EXERCISE DESCRIPTION – Skip the pictures. Transcribe the rest of the data below without changing a word.

____________

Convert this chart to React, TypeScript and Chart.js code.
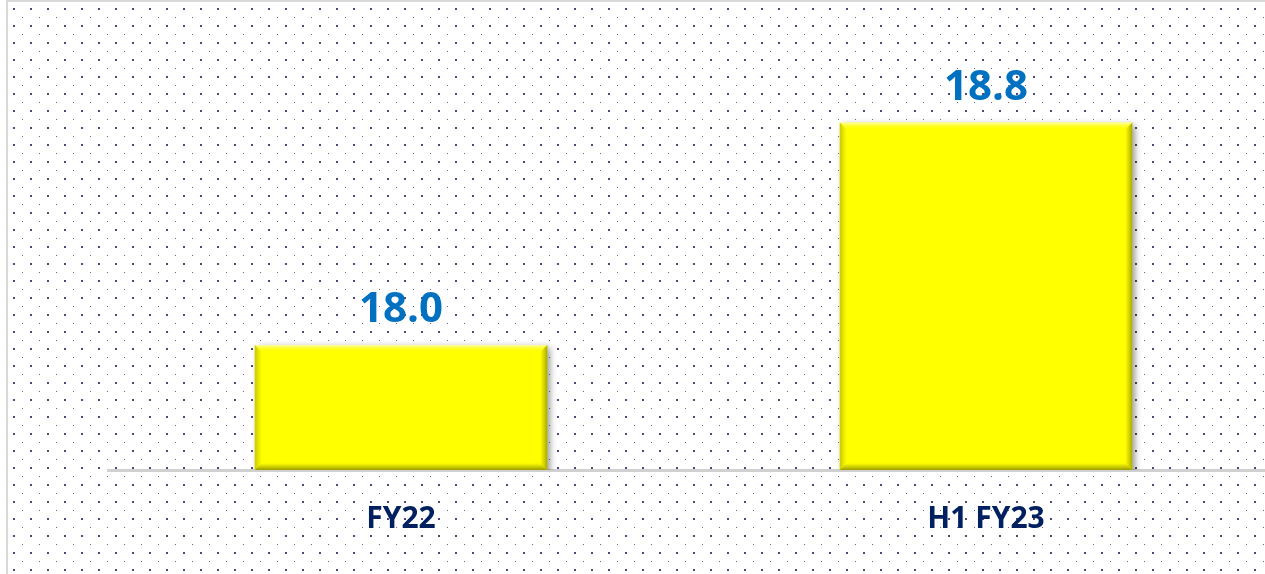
import React, { useEffect, useRef } from "react";
import { Chart, registerables } from "chart.js";

Chart.register(...registerables);

const categories = ["FY22", "H1 FY23"];
const values = [18.0, 18.8];
const valueLabels = ["18.0", "18.8"];
const yMin = 17.55;
const yMax = 19.0;

const FONT = "'Open Sans', 'Noto Sans', sans-serif";

const backgroundPlugin = {
  id: "dottedBg",
  beforeDraw(chart: any) {
    const ctx = chart.ctx;
    const w = chart.width;
    const h = chart.height;
    ctx.save();
    ctx.fillStyle = "#ffffff";
    ctx.fillRect(0, 0, w, h);
    // large dots
    ctx.fillStyle = "#54447e";
    for (let y = 8; y < h; y += 17) {
      for (let x = 13; x < w; x += 17) {
        ctx.fillRect(x, y, 2, 2);
      }
    }
    // small dots
    ctx.fillStyle = "#6f6196";
    for (let y = 17; y < h; y += 17) {
      for (let x = 22; x < w; x += 17) {
        ctx.fillRect(x, y, 1, 1);
      }
    }
    // outer border
    ctx.strokeStyle = "#d9d9d9";
    ctx.lineWidth = 2;
    ctx.beginPath();
    ctx.moveTo(7, h + 5);
    ctx.lineTo(7, 1);
    ctx.lineTo(w + 5, 1);
    ctx.stroke();
    ctx.restore();
  },
};

const barStylePlugin = {
  id: "barStyle",
  beforeDatasetsDraw(chart: any) {
    const ctx = chart.ctx;
    ctx.save();
    ctx.shadowColor = "rgba(0,0,0,0.45)";
    ctx.shadowBlur = 7;
    ctx.shadowOffsetX = 3;
    ctx.shadowOffsetY = 2;
  },
  afterDatasetsDraw(chart: any) {
    const ctx = chart.ctx;
    ctx.restore();
    const area = chart.chartArea;
    const meta = chart.getDatasetMeta(0);
    meta.data.forEach((bar: any, i: number) => {
      const { x, y, base, width } = bar.getProps(["x", "y", "base", "width"], true);
      const l = x - width / 2;
      const r = x + width / 2;
      const t = y;
      const b = Math.min(base, area.bottom);
      const e = 7;
      ctx.save();
      // top highlight
      let g = ctx.createLinearGradient(0, t, 0, t + e);
      g.addColorStop(0, "rgba(255,255,190,0.9)");
      g.addColorStop(1, "rgba(255,255,0,0)");
      ctx.fillStyle = g;
      ctx.beginPath();
      ctx.moveTo(l, t);
      ctx.lineTo(r, t);
      ctx.lineTo(r - e, t + e);
      ctx.lineTo(l + e, t + e);
      ctx.closePath();
      ctx.fill();
      // right edge dark
      g = ctx.createLinearGradient(r - e, 0, r, 0);
      g.addColorStop(0, "rgba(150,150,0,0)");
      g.addColorStop(1, "rgba(140,140,0,0.75)");
      ctx.fillStyle = g;
      ctx.beginPath();
      ctx.moveTo(r, t);
      ctx.lineTo(r, b);
      ctx.lineTo(r - e, b - e);
      ctx.lineTo(r - e, t + e);
      ctx.closePath();
      ctx.fill();
      // left edge
      g = ctx.createLinearGradient(l, 0, l + e, 0);
      g.addColorStop(0, "rgba(160,160,0,0.55)");
      g.addColorStop(1, "rgba(160,160,0,0)");
      ctx.fillStyle = g;
      ctx.beginPath();
      ctx.moveTo(l, t);
      ctx.lineTo(l + e, t + e);
      ctx.lineTo(l + e, b - e);
      ctx.lineTo(l, b);
      ctx.closePath();
      ctx.fill();
      // bottom edge
      g = ctx.createLinearGradient(0, b - e, 0, b);
      g.addColorStop(0, "rgba(150,150,0,0)");
      g.addColorStop(1, "rgba(130,130,0,0.8)");
      ctx.fillStyle = g;
      ctx.beginPath();
      ctx.moveTo(l, b);
      ctx.lineTo(r, b);
      ctx.lineTo(r - e, b - e);
      ctx.lineTo(l + e, b - e);
      ctx.closePath();
      ctx.fill();
      // value label
      ctx.fillStyle = "#0070C0";
      ctx.font = `bold 42px ${FONT}`;
      ctx.textAlign = "center";
      ctx.textBaseline = "alphabetic";
      ctx.fillText(valueLabels[i], x, t - 23);
      ctx.restore();
    });
  },
};

export default function App() {
  const ref = useRef<HTMLCanvasElement | null>(null);
  useEffect(() => {
    if (!ref.current) return;
    const chart = new Chart(ref.current, {
      type: "bar",
      data: {
        labels: categories,
        datasets: [
          {
            data: values,
            backgroundColor: "#ffff00",
            borderWidth: 0,
            categoryPercentage: 0.5,
            barPercentage: 1.0,
          },
        ],
      },
      options: {
        responsive: false,
        animation: false,
        devicePixelRatio: 1,
        layout: { padding: { left: 108.5, right: 11.5, top: 67, bottom: 0 } },
        plugins: {
          legend: { display: false },
          tooltip: { enabled: false },
        },
        scales: {
          x: {
            grid: { display: false, drawTicks: false },
            border: { display: true, color: "#d0d0d0", width: 3 },
            ticks: {
              color: "#002060",
              font: { family: FONT, size: 30, weight: "bold" },
              padding: 31,
            },
            afterFit(scale: any) {
              scale.height = 104;
            },
          },
          y: {
            display: false,
            min: yMin,
            max: yMax,
          },
        },
      },
      plugins: [backgroundPlugin, barStylePlugin],
    });
    return () => chart.destroy();
  }, []);
  return (
    <div
      style={{
        position: "fixed",
        left: 0,
        top: 0,
        width: 1265,
        height: 574,
        overflow: "hidden",
      }}
    >
      <canvas ref={ref} width={1290} height={574} style={{ display: "block" }} />
    </div>
  );
}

____________

THE COMPLETED TASK –
Convert this chart to React, TypeScript and Chart.js code.
import React, { useEffect, useRef } from "react";
import { Chart, registerables } from "chart.js";

Chart.register(...registerables);

const categories = ["FY22", "H1 FY23"];
const values = [18.0, 18.8];
const valueLabels = ["18.0", "18.8"];
const yMin = 17.55;
const yMax = 19.0;

const FONT = "'Open Sans', 'Noto Sans', sans-serif";

const backgroundPlugin = {
  id: "dottedBg",
  beforeDraw(chart: any) {
    const ctx = chart.ctx;
    const w = chart.width;
    const h = chart.height;
    ctx.save();
    ctx.fillStyle = "#ffffff";
    ctx.fillRect(0, 0, w, h);
    // large dots
    ctx.fillStyle = "#54447e";
    for (let y = 8; y < h; y += 17) {
      for (let x = 13; x < w; x += 17) {
        ctx.fillRect(x, y, 2, 2);
      }
    }
    // small dots
    ctx.fillStyle = "#6f6196";
    for (let y = 17; y < h; y += 17) {
      for (let x = 22; x < w; x += 17) {
        ctx.fillRect(x, y, 1, 1);
      }
    }
    // outer border
    ctx.strokeStyle = "#d9d9d9";
    ctx.lineWidth = 2;
    ctx.beginPath();
    ctx.moveTo(7, h + 5);
    ctx.lineTo(7, 1);
    ctx.lineTo(w + 5, 1);
    ctx.stroke();
    ctx.restore();
  },
};

const barStylePlugin = {
  id: "barStyle",
  beforeDatasetsDraw(chart: any) {
    const ctx = chart.ctx;
    ctx.save();
    ctx.shadowColor = "rgba(0,0,0,0.45)";
    ctx.shadowBlur = 7;
    ctx.shadowOffsetX = 3;
    ctx.shadowOffsetY = 2;
  },
  afterDatasetsDraw(chart: any) {
    const ctx = chart.ctx;
    ctx.restore();
    const area = chart.chartArea;
    const meta = chart.getDatasetMeta(0);
    meta.data.forEach((bar: any, i: number) => {
      const { x, y, base, width } = bar.getProps(["x", "y", "base", "width"], true);
      const l = x - width / 2;
      const r = x + width / 2;
      const t = y;
      const b = Math.min(base, area.bottom);
      const e = 7;
      ctx.save();
      // top highlight
      let g = ctx.createLinearGradient(0, t, 0, t + e);
      g.addColorStop(0, "rgba(255,255,190,0.9)");
      g.addColorStop(1, "rgba(255,255,0,0)");
      ctx.fillStyle = g;
      ctx.beginPath();
      ctx.moveTo(l, t);
      ctx.lineTo(r, t);
      ctx.lineTo(r - e, t + e);
      ctx.lineTo(l + e, t + e);
      ctx.closePath();
      ctx.fill();
      // right edge dark
      g = ctx.createLinearGradient(r - e, 0, r, 0);
      g.addColorStop(0, "rgba(150,150,0,0)");
      g.addColorStop(1, "rgba(140,140,0,0.75)");
      ctx.fillStyle = g;
      ctx.beginPath();
      ctx.moveTo(r, t);
      ctx.lineTo(r, b);
      ctx.lineTo(r - e, b - e);
      ctx.lineTo(r - e, t + e);
      ctx.closePath();
      ctx.fill();
      // left edge
      g = ctx.createLinearGradient(l, 0, l + e, 0);
      g.addColorStop(0, "rgba(160,160,0,0.55)");
      g.addColorStop(1, "rgba(160,160,0,0)");
      ctx.fillStyle = g;
      ctx.beginPath();
      ctx.moveTo(l, t);
      ctx.lineTo(l + e, t + e);
      ctx.lineTo(l + e, b - e);
      ctx.lineTo(l, b);
      ctx.closePath();
      ctx.fill();
      // bottom edge
      g = ctx.createLinearGradient(0, b - e, 0, b);
      g.addColorStop(0, "rgba(150,150,0,0)");
      g.addColorStop(1, "rgba(130,130,0,0.8)");
      ctx.fillStyle = g;
      ctx.beginPath();
      ctx.moveTo(l, b);
      ctx.lineTo(r, b);
      ctx.lineTo(r - e, b - e);
      ctx.lineTo(l + e, b - e);
      ctx.closePath();
      ctx.fill();
      // value label
      ctx.fillStyle = "#0070C0";
      ctx.font = `bold 42px ${FONT}`;
      ctx.textAlign = "center";
      ctx.textBaseline = "alphabetic";
      ctx.fillText(valueLabels[i], x, t - 23);
      ctx.restore();
    });
  },
};

export default function App() {
  const ref = useRef<HTMLCanvasElement | null>(null);
  useEffect(() => {
    if (!ref.current) return;
    const chart = new Chart(ref.current, {
      type: "bar",
      data: {
        labels: categories,
        datasets: [
          {
            data: values,
            backgroundColor: "#ffff00",
            borderWidth: 0,
            categoryPercentage: 0.5,
            barPercentage: 1.0,
          },
        ],
      },
      options: {
        responsive: false,
        animation: false,
        devicePixelRatio: 1,
        layout: { padding: { left: 108.5, right: 11.5, top: 67, bottom: 0 } },
        plugins: {
          legend: { display: false },
          tooltip: { enabled: false },
        },
        scales: {
          x: {
            grid: { display: false, drawTicks: false },
            border: { display: true, color: "#d0d0d0", width: 3 },
            ticks: {
              color: "#002060",
              font: { family: FONT, size: 30, weight: "bold" },
              padding: 31,
            },
            afterFit(scale: any) {
              scale.height = 104;
            },
          },
          y: {
            display: false,
            min: yMin,
            max: yMax,
          },
        },
      },
      plugins: [backgroundPlugin, barStylePlugin],
    });
    return () => chart.destroy();
  }, []);
  return (
    <div
      style={{
        position: "fixed",
        left: 0,
        top: 0,
        width: 1265,
        height: 574,
        overflow: "hidden",
      }}
    >
      <canvas ref={ref} width={1290} height={574} style={{ display: "block" }} />
    </div>
  );
}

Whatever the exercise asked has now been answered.